Microbial response to nitrogen addition and prolonged drought is phylogenetically patterned
Microbes such as Bacteria and Fungi play a critical role in the degradation of organic matter. Different combinations of microbial taxa result in different rates of decomposition, so predicting how climate change will affect microbial composition and function is fundamental to understanding future environments. However, the high number of microbial species in any given location constrains our ability to predict the fate of individuals following perturbation. This complexity may be reduced, theoretically, if changes in community composition are non-random with respect to phylogeny and are "clustered" at taxonomic ranks higher than species. In this experiment we address the question of whether microbial response is phylogenetically patterned following climate change disturbance. We present the results of a long-term manipulation experiment in which replicated grassland plots were subjected to drought and nitrogen fertilization within the range of predicted future conditions. Fungal and bacterial communities were enumerated using high-throughput DNA sequencing of phylogenetically informative markers. To test whether phylogenetic patterning correlates with decomposition rates, leaf litter fungi were isolated and deployed in microcosms as mock communities along a gradient of community clustering.

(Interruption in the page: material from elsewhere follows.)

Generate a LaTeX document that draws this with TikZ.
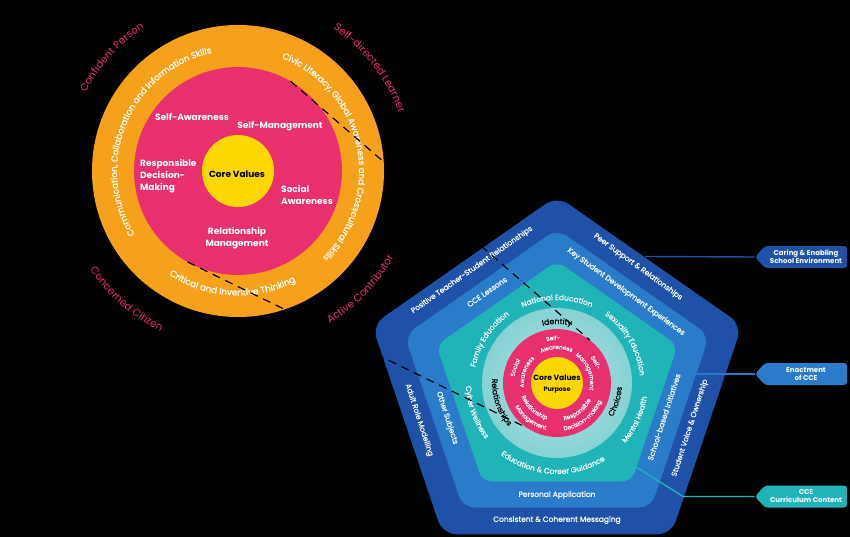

Our global change simulations produced clear "winners" and "losers" and a microbe’s quantitative response to nitrogen fertilization was correlated with its response to drought. Nearly all bacteria and fungi replicate communities were significantly more clustered than a random selection process would predict. Proportional changes in abundance were highly co-correlated amongst individuals that were most closely related, with a significant correlation detectable among relatives containing 92% ribosomal sequence similarity or greater in the case of fungal community response to drought. Using consenTRAIT, a simple measure of 90% consensus within evolutionary lineages, we circumscribe clusters of taxa with the same binary response to climate change disturbance. Dispersion of these clusters throughout the fungal and bacterial phylogenies suggests multiple pathways to climate change sensitivity. In microcosm experiments we found no significant correlation between phylogenetic community composition and decomposition rates. We show how a phylogenetic framework may be used to aggregate individuals into a finite number of response groups from whom changes in community composition may be inferred, although it remains unclear whether or how this may affect ecosystem function.